5. Applications, Limitations, and Future Developments

Such end-to-end scene and control generation systems have wide application in:

• Interactive design and architectural modeling: High-level scene graphs steer synthesis and edit of 3D spaces.
• Virtual environment population: Ensured by constraint satisfaction over object positions, sizes, and relationships.
• Robotics and simulation: Fine-grained 3D layouts and semantically controlled compositions are critical for valid physical simulation and autonomous agent training.

Limitations, as noted in the original research, include lack of texture/material attribute modeling, inability to fully represent part-level geometry granularity, and the exclusion of dynamic or time-varying scene aspects.
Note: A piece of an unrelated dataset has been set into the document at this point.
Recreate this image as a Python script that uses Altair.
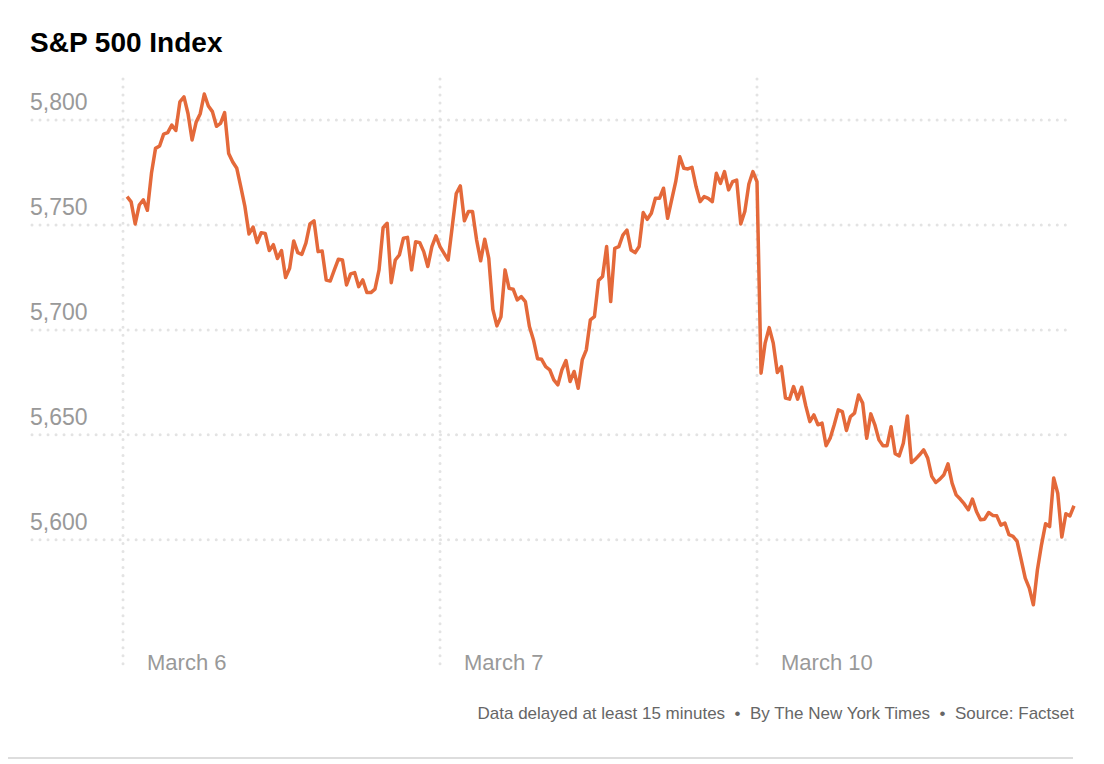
import altair as alt
import pandas as pd

# ---- data (5-minute S&P 500 levels) ----
day_labels = ["March 6", "March 7", "March 10"]

march6 = [5763.5, 5761, 5750.5, 5759.5, 5762, 5757, 5774.6, 5786.5, 5787.6, 5793.3,
          5794, 5797.6, 5795, 5808.7, 5811, 5803, 5790.5, 5799, 5803, 5812.4,
          5806.7, 5804, 5797, 5798.4, 5803.5, 5784, 5780, 5777, 5768, 5758.7,
          5745.7, 5749, 5741.6, 5746.3, 5746, 5737.8, 5740.6, 5734, 5737.8, 5725,
          5729.4, 5742.4, 5736.8, 5736, 5741.3, 5750.5, 5752, 5737.3, 5737.6, 5723.8,
          5723.3, 5728.6, 5733.7, 5733.3, 5721.4, 5726.7, 5727.3, 5720.6, 5723.8, 5717.8,
          5717.8, 5719.4, 5728.6, 5748.7, 5750.8, 5722.5, 5733.3, 5735.7, 5743.7, 5744.1,
          5728.6, 5742, 5741.6, 5737.3, 5730.2, 5739.7, 5744.8, 5739.7]

march7 = [5736.5, 5733.3, 5749, 5765, 5768.6, 5752, 5756.4, 5756.4, 5742.9, 5732.9,
          5743.2, 5734.1, 5709.8, 5701.9, 5706.3, 5728.6, 5719.8, 5719.4, 5714.3, 5715.9,
          5713.5, 5701.6, 5695.2, 5686.3, 5686, 5682.5, 5681, 5676.2, 5673.8, 5681,
          5685.4, 5675.4, 5680.2, 5672.2, 5685.7, 5690.5, 5704.8, 5706.3, 5723.5, 5725.4,
          5739.7, 5713.5, 5738.9, 5739.7, 5745.2, 5747.6, 5738.1, 5736.8, 5739.7, 5755.9,
          5752.7, 5755.6, 5762.7, 5762.7, 5767.5, 5753.2, 5761.9, 5770.6, 5782.5, 5777,
          5776.7, 5777.5, 5768.3, 5761.1, 5763.5, 5762.7, 5761.1, 5774.6, 5769.8, 5775.4,
          5766.7, 5770.6, 5771.4, 5750.5, 5756.4, 5769.5, 5775.4, 5770.6]

march10 = [5679.4, 5693.7, 5701.1, 5693.7, 5679.7, 5682.5, 5667.5, 5667, 5673, 5667,
           5672.7, 5663.8, 5656.3, 5659.5, 5654.8, 5655.6, 5644.8, 5648.4, 5654.8, 5661.9,
           5661.1, 5652.1, 5658.7, 5660.3, 5669, 5665.1, 5648.4, 5660, 5654.8, 5647.6,
           5644.8, 5644.8, 5653.9, 5641, 5640, 5646, 5659, 5636.8, 5638.4, 5640.5,
           5642.9, 5638.9, 5630.2, 5627.3, 5628.9, 5631, 5636.2, 5627, 5621.4, 5619.4,
           5617.1, 5614.3, 5619.4, 5613.5, 5609.5, 5609.8, 5613, 5611.6, 5611.4, 5607,
           5608, 5602.4, 5601.6, 5599.2, 5590.5, 5581.7, 5577, 5569, 5585.7, 5597.6,
           5607.6, 5606.3, 5629.4, 5622.2, 5601.3, 5612.4, 5611.4, 5616.2]

y_ticks = [5600, 5650, 5700, 5750, 5800]
y_tick_labels = ["5,600", "5,650", "5,700", "5,750", "5,800"]

title_text = "S&P 500 Index"
NB = "\u00a0"
footer_text = ("Data delayed at least 15 minutes" + NB * 2 + "\u2022" + NB * 2 +
               "By The New York Times" + NB * 2 + "\u2022" + NB * 2 + "Source: Factset")

# ---- tables ----
rows = []
for d, vals in enumerate([march6, march7, march10]):
    n = len(vals)
    for i, v in enumerate(vals):
        rows.append({"t": d + (i + 1) / n, "value": v})
line_df = pd.DataFrame(rows)
days_df = pd.DataFrame({"t": list(range(len(day_labels))), "label": day_labels})
ticks_df = pd.DataFrame({"value": y_ticks, "label": y_tick_labels})

W, H = 1044, 595
xscale = alt.Scale(domain=[-0.2934, 3.0], nice=False, zero=False)
yscale = alt.Scale(domain=[5537, 5820.5], nice=False, zero=False)

GRID = "#e3e3e3"
LABEL = "#999999"
FONT = "Liberation Sans"

hgrid = alt.Chart(ticks_df).mark_rule(
    color=GRID, strokeWidth=3, strokeDash=[0.01, 8], strokeCap="round"
).encode(
    y=alt.Y("value:Q", scale=yscale, axis=None),
    x=alt.value(2), x2=alt.value(W - 2),
)

ylabels = alt.Chart(ticks_df).mark_text(
    align="left", baseline="alphabetic", dy=-10, font=FONT, fontSize=23, color=LABEL
).encode(
    y=alt.Y("value:Q", scale=yscale, axis=None),
    x=alt.value(0),
    text="label:N",
)

vgrid = alt.Chart(days_df).mark_rule(
    color=GRID, strokeWidth=3, strokeDash=[0.01, 8], strokeCap="round"
).encode(
    x=alt.X("t:Q", scale=xscale, axis=None),
    y=alt.value(2), y2=alt.value(H - 2),
)

xlabels = alt.Chart(days_df).mark_text(
    align="left", baseline="alphabetic", dx=24, font=FONT, fontSize=22, color=LABEL
).encode(
    x=alt.X("t:Q", scale=xscale, axis=None),
    y=alt.value(H - 2),
    text="label:N",
)

line = alt.Chart(line_df).mark_line(
    color="#e4693a", strokeWidth=3.5, strokeJoin="round"
).encode(
    x=alt.X("t:Q", scale=xscale, axis=None),
    y=alt.Y("value:Q", scale=yscale, axis=None),
)

title = alt.Chart(pd.DataFrame({"label": [title_text]})).mark_text(
    align="left", baseline="alphabetic", font=FONT, fontSize=28, fontWeight="bold",
    color="#000000"
).encode(
    x=alt.value(0),
    y=alt.value(-25),
    text="label:N",
)

footer = alt.Chart(pd.DataFrame({"label": [footer_text]})).mark_text(
    align="right", baseline="alphabetic", font=FONT, fontSize=17, color="#666666"
).encode(
    x=alt.value(W),
    y=alt.value(H + 47),
    text="label:N",
)

bottom_rule = alt.Chart(pd.DataFrame({"label": ["rule"]})).mark_rule(
    color="#dddddd", strokeWidth=2
).encode(
    x=alt.value(-22), x2=alt.value(W - 1),
    y=alt.value(H + 86),
)

chart = alt.layer(hgrid, vgrid, ylabels, xlabels, line, title, footer, bottom_rule).properties(
    width=W, height=H,
    autosize=alt.AutoSizeParams(type="none"),
    padding={"left": 22, "top": 69, "right": 22, "bottom": 90},
).configure_view(stroke=None)

chart.save("out.html", embed_options={"renderer": "svg", "actions": False})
Extension to finer geometry or temporal scene dynamics are cited as future directions, and adding attributes such as surface texture and physical materials remains an open challenge.

6. Comparative Significance and Field Advancement

The integration of abstract, editable scene graphs with a deep learning framework supporting both geometry and layout generation directly from compact high-level representations marks a paradigm shift from earlier mesh retrieval and template-based approaches. By jointly optimizing scene structure and shape generation in a unified latent space, the approach achieves a higher degree of semantic consistency and user-driven controllability—bridging AI-driven procedural generation with interpretable, human-centric control.

This general design philosophy—end-to-end mapping of symbolic representations to 3D scenes with dynamic editability—underpins the emerging standard for controllable generative modeling in computer vision, graphics, and simulation research. The ability for users to interactively shape spatial environments without pixel-level manipulation but with semantic scene-level guidance has implications not only for content creation but also for downstream embodied AI and robotics systems, where the alignment between abstract specification and physical instantiation is critical.